Of course, I do have some questions.  First, the salary is based on experience?  Experience with what?  Actually finding Bigfoot?  Because if so, this is looking like it could be a volunteer position.  Also, you have to wonder who is actually funding this whole thing.  I tried to find out more about it, but whoever is behind it seems to be keeping their names out of sight.

Also, I had no idea that the Whitehall area was as much of a hotspot for Sasquatches as it is.  I knew about the Connecticut Hill Monster, which is even closer to my home (a mere thirty miles) than the Adirondacks; but I hadn't heard of the sightings around Whitehall.  But evidently this is a seriously squatchy area, with tales of giant apelike creatures going back at least a hundred years, perhaps more.  In 2008, the Glens Falls Post-Star did a story on the whole phenomenon:
For Whitehall, the pivotal year for sightings seems to be 1976. The country was celebrating its bicentennial, but Bigfoot was the local center of attention that summer and fall.
[Paul] Bartholomew details the encounters in his book.
On Aug. 24, three Whitehall teens reported seeing a 7-to-8-foot-tall brown, hairy creature in a field off Abair Road. The teens allegedly saw the figure two times that night. They also claimed to hear a noise that sounded like a "cross between a woman screaming and a pig squealing."
The next day, a farmer found "big, human footprints" nearby and a ravaged deer carcass.
That night, a local off-duty police officer, who was a brother of one of the teens, went to the site with a New York State Trooper.
Around midnight, the police officer spotted a pair of red eyes reflecting off his headlights. He shut off his lights and radioed the trooper, who put a spotlight on some nearby bushes.
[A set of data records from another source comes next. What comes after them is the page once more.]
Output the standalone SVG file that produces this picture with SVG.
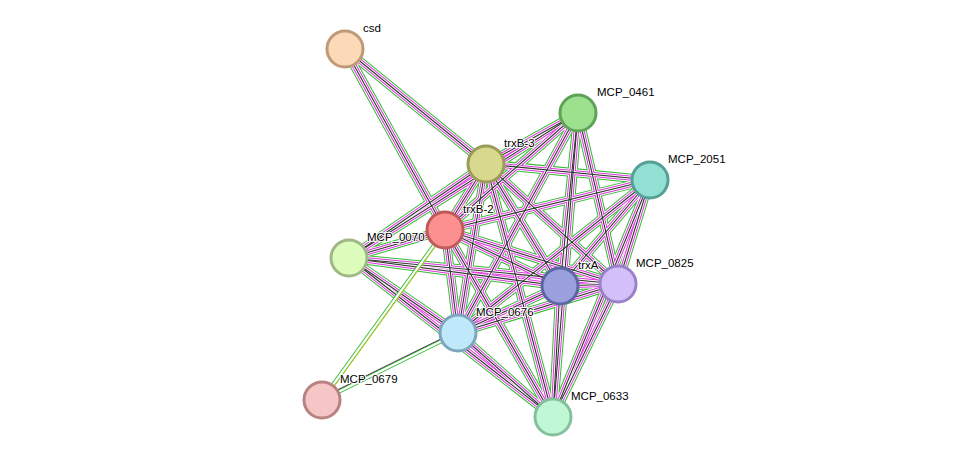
<svg xmlns="http://www.w3.org/2000/svg" xmlns:xlink="http://www.w3.org/1999/xlink" width="976" height="463" viewBox="0 0 976 463">
<style>
text{font-family:"Liberation Sans",Arial,sans-serif;font-size:11.5px;fill:#000;paint-order:stroke;stroke:#fff;stroke-width:2px}
circle{stroke-width:3}
</style>
<defs>
<g id="E" fill="none">
<line x1="345" y1="49" x2="486" y2="164"/><line x1="345" y1="49" x2="445" y2="230"/>
<line x1="578" y1="113" x2="486" y2="164"/><line x1="578" y1="113" x2="445" y2="230"/><line x1="578" y1="113" x2="349" y2="258"/><line x1="578" y1="113" x2="560" y2="286"/><line x1="578" y1="113" x2="618" y2="284"/><line x1="578" y1="113" x2="458" y2="333"/><line x1="578" y1="113" x2="553" y2="417"/>
<line x1="486" y1="164" x2="650" y2="180"/><line x1="486" y1="164" x2="445" y2="230"/><line x1="486" y1="164" x2="349" y2="258"/><line x1="486" y1="164" x2="560" y2="286"/><line x1="486" y1="164" x2="618" y2="284"/><line x1="486" y1="164" x2="458" y2="333"/><line x1="486" y1="164" x2="553" y2="417"/>
<line x1="650" y1="180" x2="445" y2="230"/><line x1="650" y1="180" x2="560" y2="286"/><line x1="650" y1="180" x2="618" y2="284"/><line x1="650" y1="180" x2="458" y2="333"/><line x1="650" y1="180" x2="553" y2="417"/>
<line x1="445" y1="230" x2="349" y2="258"/><line x1="445" y1="230" x2="560" y2="286"/><line x1="445" y1="230" x2="618" y2="284"/><line x1="445" y1="230" x2="458" y2="333"/><line x1="445" y1="230" x2="553" y2="417"/>
<line x1="349" y1="258" x2="560" y2="286"/><line x1="349" y1="258" x2="618" y2="284"/><line x1="349" y1="258" x2="458" y2="333"/><line x1="349" y1="258" x2="553" y2="417"/>
<line x1="560" y1="286" x2="618" y2="284"/><line x1="560" y1="286" x2="458" y2="333"/><line x1="560" y1="286" x2="553" y2="417"/>
<line x1="618" y1="284" x2="458" y2="333"/><line x1="618" y1="284" x2="553" y2="417"/>
<line x1="458" y1="333" x2="553" y2="417"/>
</g>
</defs>
<g id="connectors">
<use xlink:href="#E" stroke="#33bb33" stroke-width="9"/>
<use xlink:href="#E" stroke="#fff" stroke-width="7"/>
<use xlink:href="#E" stroke="#dd33dd" stroke-width="5"/>
<use xlink:href="#E" stroke="#fff" stroke-width="3"/>
<use xlink:href="#E" stroke="#333" stroke-width="1.1"/>
<line x1="445" y1="230" x2="322" y2="400" stroke="#33bb33" stroke-width="4"/>
<line x1="445" y1="230" x2="322" y2="400" stroke="#fff" stroke-width="2.2"/>
<line x1="446" y1="232" x2="323" y2="402" stroke="#cccc22" stroke-width="1"/>
<line x1="458" y1="333" x2="322" y2="400" stroke="#33bb33" stroke-width="4"/>
<line x1="458" y1="333" x2="322" y2="400" stroke="#fff" stroke-width="2.2"/>
<line x1="457" y1="331" x2="321" y2="398" stroke="#444" stroke-width="1"/>
</g>
<g id="csd"><circle cx="345" cy="49" r="18" fill="#fcd9b7" stroke="#c09a78"/><text x="363" y="32">csd</text></g>
<g id="MCP_0461"><circle cx="578" cy="113" r="18" fill="#9de08d" stroke="#5ea357"/><text x="597" y="96">MCP_0461</text></g>
<g id="trxB-3"><circle cx="486" cy="164" r="18" fill="#d8d88e" stroke="#9c9c58"/><text x="504" y="147">trxB-3</text></g>
<g id="MCP_2051"><circle cx="650" cy="180" r="18" fill="#91e0d3" stroke="#55a096"/><text x="668" y="163">MCP_2051</text></g>
<g id="trxB-2"><circle cx="445" cy="230" r="18" fill="#fc9090" stroke="#c05a5a"/><text x="463" y="213">trxB-2</text></g>
<g id="MCP_0070"><circle cx="349" cy="258" r="18" fill="#ddfdbd" stroke="#a0b888"/><text x="367" y="241">MCP_0070</text></g>
<g id="trxA"><circle cx="560" cy="286" r="18" fill="#99a0dc" stroke="#5c66a6"/><text x="578" y="269">trxA</text></g>
<g id="MCP_0825"><circle cx="618" cy="284" r="18" fill="#d4c0f8" stroke="#9a82c8"/><text x="636" y="267">MCP_0825</text></g>
<g id="MCP_0676"><circle cx="458" cy="333" r="18" fill="#bfe8fa" stroke="#7ea6bc"/><text x="476" y="316">MCP_0676</text></g>
<g id="MCP_0679"><circle cx="322" cy="400" r="18" fill="#f6c6c6" stroke="#b88282"/><text x="340" y="383">MCP_0679</text></g>
<g id="MCP_0633"><circle cx="553" cy="417" r="18" fill="#c0f8d6" stroke="#84c09c"/><text x="571" y="400">MCP_0633</text></g>
</svg>
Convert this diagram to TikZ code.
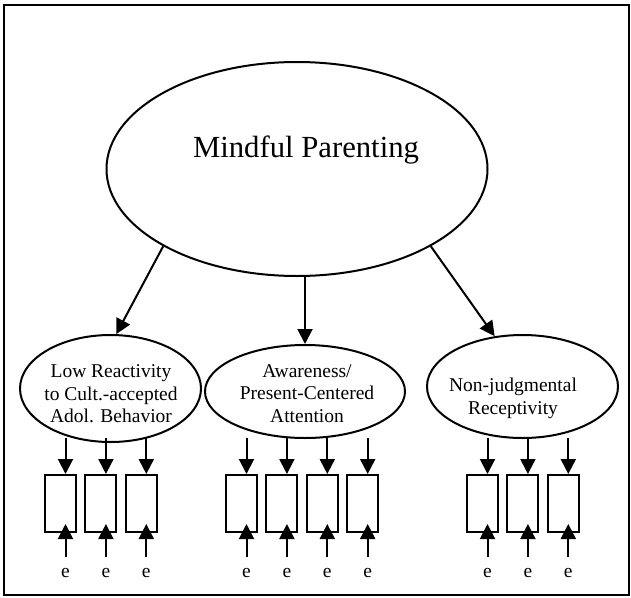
\documentclass[tikz,border=0pt]{standalone}
\usepackage{fontspec}
\setmainfont{Liberation Serif}
\usetikzlibrary{arrows.meta,shapes.geometric}
\begin{document}
\begin{tikzpicture}[x=1pt,y=-1pt,
  line width=2pt,
  lat/.style={draw,ellipse,inner sep=0pt},
  lbl/.style={inner sep=0pt,align=center,font=\fontsize{19.5}{22.5}\selectfont},
  ind/.style={draw,rectangle,minimum width=31pt,minimum height=57pt,inner sep=0pt},
  arr/.style={-{Triangle[length=15pt,width=15pt]}},
  err/.style={inner sep=0pt,font=\fontsize{19.5}{22.5}\selectfont}
]
\useasboundingbox (0,0) rectangle (631,597);
\draw (4,4.5) rectangle (628.5,594.5);

\node[lat,minimum width=381pt,minimum height=214pt] (mp) at (297,169) {};
\node[anchor=base,inner sep=0pt,font=\fontsize{30.7}{36}\selectfont] (mpt) at (306,157) {Mindful Parenting};

\node[lat,minimum width=181pt,minimum height=107pt] (low) at (110.5,388.5) {};
\node[lbl] (lowt) at (111,394) {Low Reactivity\\to Cult.-accepted\\Adol. Behavior};
\node[lat,minimum width=200pt,minimum height=93pt] (aw) at (305,391.5) {};
\node[lbl] (awt) at (307,393.3) {Awareness/\\Present-Centered\\Attention};
\node[lat,minimum width=191pt,minimum height=103pt] (nj) at (522.5,386.5) {};
\node[lbl] (njt) at (513,398.4) {Non-judgmental\\Receptivity};

\draw[arr] (mp.210) -- (low.84);
\draw[arr] (mp.south -| aw.north) -- (aw.north);
\draw[arr] (mp.330) -- (nj.119);

\foreach \n/\x in {a1/60.5,a2/100.9,a3/141.3,b1/241.5,b2/281.9,b3/322.3,b4/362.7,c1/482.5,c2/522.9,c3/563.3} {
  \node[ind] (\n) at (\x,503.5) {};
  \coordinate (t\n) at (\x+5,438);
  \draw[arr] (t\n) -- ([xshift=5pt]\n.north);
  \node[err,anchor=base] (e\n) at (\x+5,577) {e};
  \draw[arr] ([yshift=10pt]e\n.north) -- ([xshift=5pt,yshift=9pt]\n.south);
}
\end{tikzpicture}
\end{document}
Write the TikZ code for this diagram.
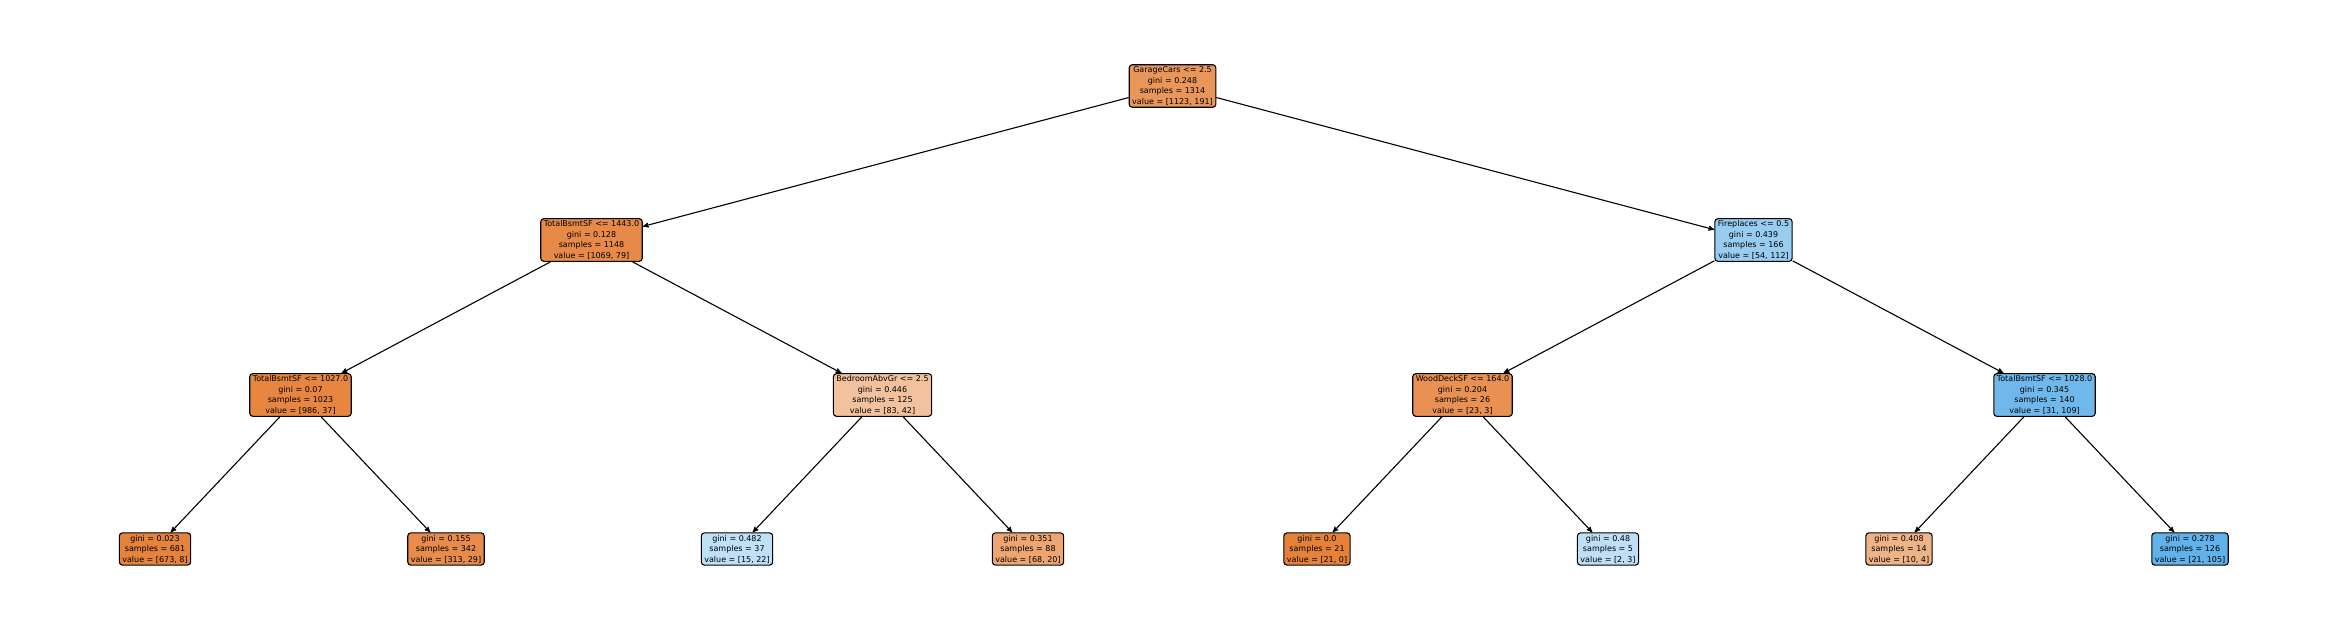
\documentclass[tikz,border=0pt]{standalone}
\usepackage{fontspec}
\setmainfont{DejaVu Sans}
\usepackage{xcolor}
\definecolor{clsorange}{RGB}{229,129,57}
\definecolor{clsblue}{RGB}{57,157,229}
\usepackage{tikz}
\usetikzlibrary{positioning}
\usetikzlibrary{arrows}
\tikzset{tree node/.style={rectangle,rounded corners=3pt,draw,line width=1.1pt,align=center,inner xsep=3pt,inner ysep=2pt,font=\fontsize{8}{10.5}\selectfont},}

\begin{document}
\begin{tikzpicture}[->, >=stealth', node distance=154pt and 581pt, on grid, line width=1.1pt]
	\useasboundingbox (0,0) rectangle (2345pt,636pt);
	\node[tree node, fill=clsorange!83] (root) at (1172.5pt,550pt) {GarageCars <= 2.5\\gini = 0.248\\samples = 1314\\value = [1123, 191]};
	\node[tree node, fill=clsorange!93] (l) [below left = of root] {TotalBsmtSF <= 1443.0\\gini = 0.128\\samples = 1148\\value = [1069, 79]};
	\node[tree node, fill=clsblue!52] (r) [below right = of root] {Fireplaces <= 0.5\\gini = 0.439\\samples = 166\\value = [54, 112]};
	\node[tree node, fill=clsorange!96] (ll) [below left = 155pt and 291pt of l] {TotalBsmtSF <= 1027.0\\gini = 0.07\\samples = 1023\\value = [986, 37]};
	\node[tree node, fill=clsorange!49] (lr) [below right = 155pt and 291pt of l] {BedroomAbvGr <= 2.5\\gini = 0.446\\samples = 125\\value = [83, 42]};
	\node[tree node, fill=clsorange!87] (rl) [below left = 155pt and 291pt of r] {WoodDeckSF <= 164.0\\gini = 0.204\\samples = 26\\value = [23, 3]};
	\node[tree node, fill=clsblue!72] (rr) [below right = 155pt and 291pt of r] {TotalBsmtSF <= 1028.0\\gini = 0.345\\samples = 140\\value = [31, 109]};
	\node[tree node, fill=clsorange!99] (lll) [below left = 154pt and 145.5pt of ll] {gini = 0.023\\samples = 681\\value = [673, 8]};
	\node[tree node, fill=clsorange!91] (llr) [below right = 154pt and 145.5pt of ll] {gini = 0.155\\samples = 342\\value = [313, 29]};
	\node[tree node, fill=clsblue!32] (lrl) [below left = 154pt and 145.5pt of lr] {gini = 0.482\\samples = 37\\value = [15, 22]};
	\node[tree node, fill=clsorange!71] (lrr) [below right = 154pt and 145.5pt of lr] {gini = 0.351\\samples = 88\\value = [68, 20]};
	\node[tree node, fill=clsorange] (rll) [below left = 154pt and 145.5pt of rl] {gini = 0.0\\samples = 21\\value = [21, 0]};
	\node[tree node, fill=clsblue!33] (rlr) [below right = 154pt and 145.5pt of rl] {gini = 0.48\\samples = 5\\value = [2, 3]};
	\node[tree node, fill=clsorange!60] (rrl) [below left = 154pt and 145.5pt of rr] {gini = 0.408\\samples = 14\\value = [10, 4]};
	\node[tree node, fill=clsblue!80] (rrr) [below right = 154pt and 145.5pt of rr] {gini = 0.278\\samples = 126\\value = [21, 105]};

	\path[draw]
	(root) edge (l)
	(root) edge (r)
	(l) edge (ll)
	(l) edge (lr)
	(r) edge (rl)
	(r) edge (rr)
	(ll) edge (lll)
	(ll) edge (llr)
	(lr) edge (lrl)
	(lr) edge (lrr)
	(rl) edge (rll)
	(rl) edge (rlr)
	(rr) edge (rrl)
	(rr) edge (rrr);
\end{tikzpicture}
\end{document}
The police officer said he turned his headlights back on when he heard something crashing through the shrubs. He claims to have seen an almost 8-foot-tall creature that he estimated weighed 400 pounds.
He didn't fire his gun because he said the figure looked too human. The creature then vanished into the bushes.
Later that year, a village police sergeant reported hearing an "eerie, high-pitched yell" while hunting in the same area.
A few days later, a man from Granville reported shooting at "Bigfoot."
For the record, Paul Bartholomew is also the guy who spearheaded the successful effort ten years ago to get Whitehall to pass a law designating the forests around the village "protected Bigfoot habitat."

So anyway, the whole thing sounds pretty interesting, and I'm bummed that I won't be able to apply.  I do wish the best of luck to whoever gets the job, and hope that they get some hard evidence, something that has been sorely lacking in all previous efforts.  As I've said before, I see nothing scientifically impossible about the existence of Bigfoot, but I'm certainly not going to throw myself in with the True Believers with only uncorroborated eyewitness testimony and fuzzy photographs as proof.  If more data surfaces, however, I'm perfectly willing to consider it, in the spirit of skepticism, and also because it would be wicked cool if it actually was true.